Motacus Constructions Limited v Paolo Castelli SpA

Reference: [2021] EWHC 356 (TCC), 2021 WL 00664938
Date: Monday 22 February 2021
Judge: His Honour Judge Hodge QC Sitting as a Judge of the High Court

Link: Motacus Constructions Ltd v Paolo Castelli SpA [2021] EWHC 356 (TCC) (22 February 2021) (

Keywords: Adjudicators’ decisions; Disputing the court’s jurisdiction; Enforcement; Exclusive jurisdiction; Interim measures; Jurisdiction clauses; Scheme for Construction Contracts; Summary judgments

Case Note

This is an application for summary judgment to enforce the decision of an adjudicator which awarded the Claimant, Motacus Constructions Limited (“MCL”) the sum of £454 678.65 (plus VAT and interest). The adjudication took place following the Scheme for Construction Contracts (“the Scheme”). The main ground for Paolo Castelli SpA (“PC”) for resisting the application for summary judgment was because the claim had been brought in breach of a clause of the Contract, which conferred exclusive jurisdiction on the courts of Paris, France. As such, the question, unusually for the Court, was whether an exclusive jurisdiction clause favouring a foreign court prevented the court of England and Wales from considering the application for summary judgment.
By way of background, the original dispute between MCL, acting as a subcontractor, and PC arose about sums due under the supply and installation agreement for works to a London hotel. As set out above, the contract contained an exclusive jurisdiction clause which set out that the governing law was Italian law with jurisdiction reserved to the Courts of Paris. A dispute arose as to sums due under the contract, and MCL issued a notice of adjudication, and both parties participated in the procedure. During the adjudication, PC reserved its position but did not raise any issues of jurisdiction. The adjudicator issued his award for payment of £454,678.65 plus VAT and interest on 15 December 2020. Payment of the award was due to MCL by 22 December 2020 but was not made. MCL, therefore, sought enforcement of the adjudication decision and applied for summary judgment. MCL’s case was that the court should accept jurisdiction and enforce the adjudicator’s decision, notwithstanding the exclusive jurisdiction clause, in light of the provisions in either Article 6 (c) or Article 7 of the 2005 Hague Convention. Under Article 6 (c), MCL submitted that it would be “manifestly contrary to the public policy” enshrined in the Housing Grants, Construction and Regeneration Act 1996. It would be manifestly unjust to refuse to enforce an otherwise enforceable adjudicator’s decision.
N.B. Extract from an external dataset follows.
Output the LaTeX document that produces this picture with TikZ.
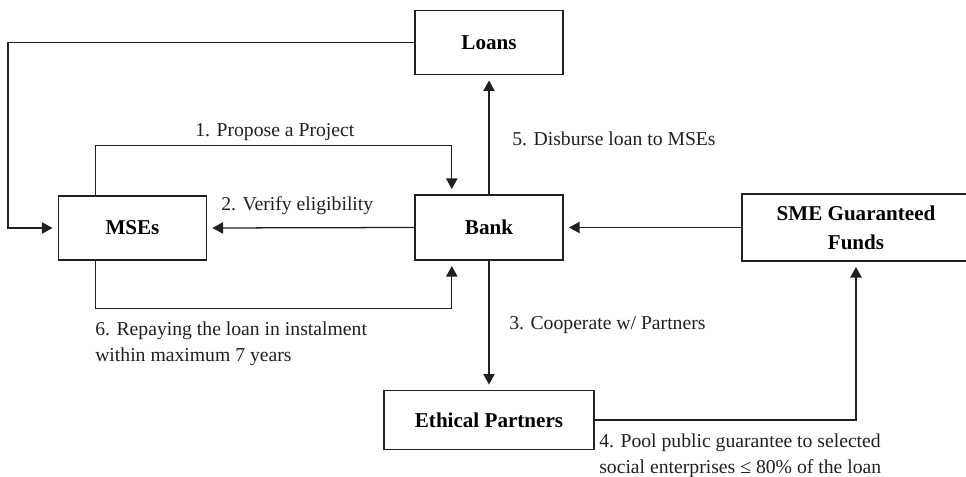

As for Article 7, MCL argued that the enforcement can, and should, be treated as an interim measure of protection within the meaning of Article 7 and that the court should accept jurisdiction and enforce the adjudicator’s decision, leaving the parties to litigate the dispute in the courts of Paris. On the other hand, PC submitted that the court did not have jurisdiction to determine the request for summary judgment because it had been brought in breach of the clause conferring exclusive jurisdiction.

The relevant question to the court was whether the enforcement of the alleged breach should occur in England and Wales or France. The answer to this question was that the parties had agreed in clause 19 that all disputes arising out of their contract must be settled by the Courts of Paris, France. What was before the court was not the underlying dispute but whether an interim procedure and remedy had been followed and granted. If the court enforced the decision, the parties were still free to litigate that underlying dispute in the courts of Paris. His Honour Judge Hodge QC, therefore, concluded that adjudication constitutes an interim measure of protection within the meaning of Article 7 and that the reality of the granting of summary judgment in the context of adjudication is “to grant an interim, rather than a final and

conclusive, remedy”.This judgment illustrates yet again the court’s willingness to enforce the “pay now, argue later” principle: even where a foreign court has jurisdiction over the subject matter, the adjudication process, as a means to securing an interim remedy, still has a part to play.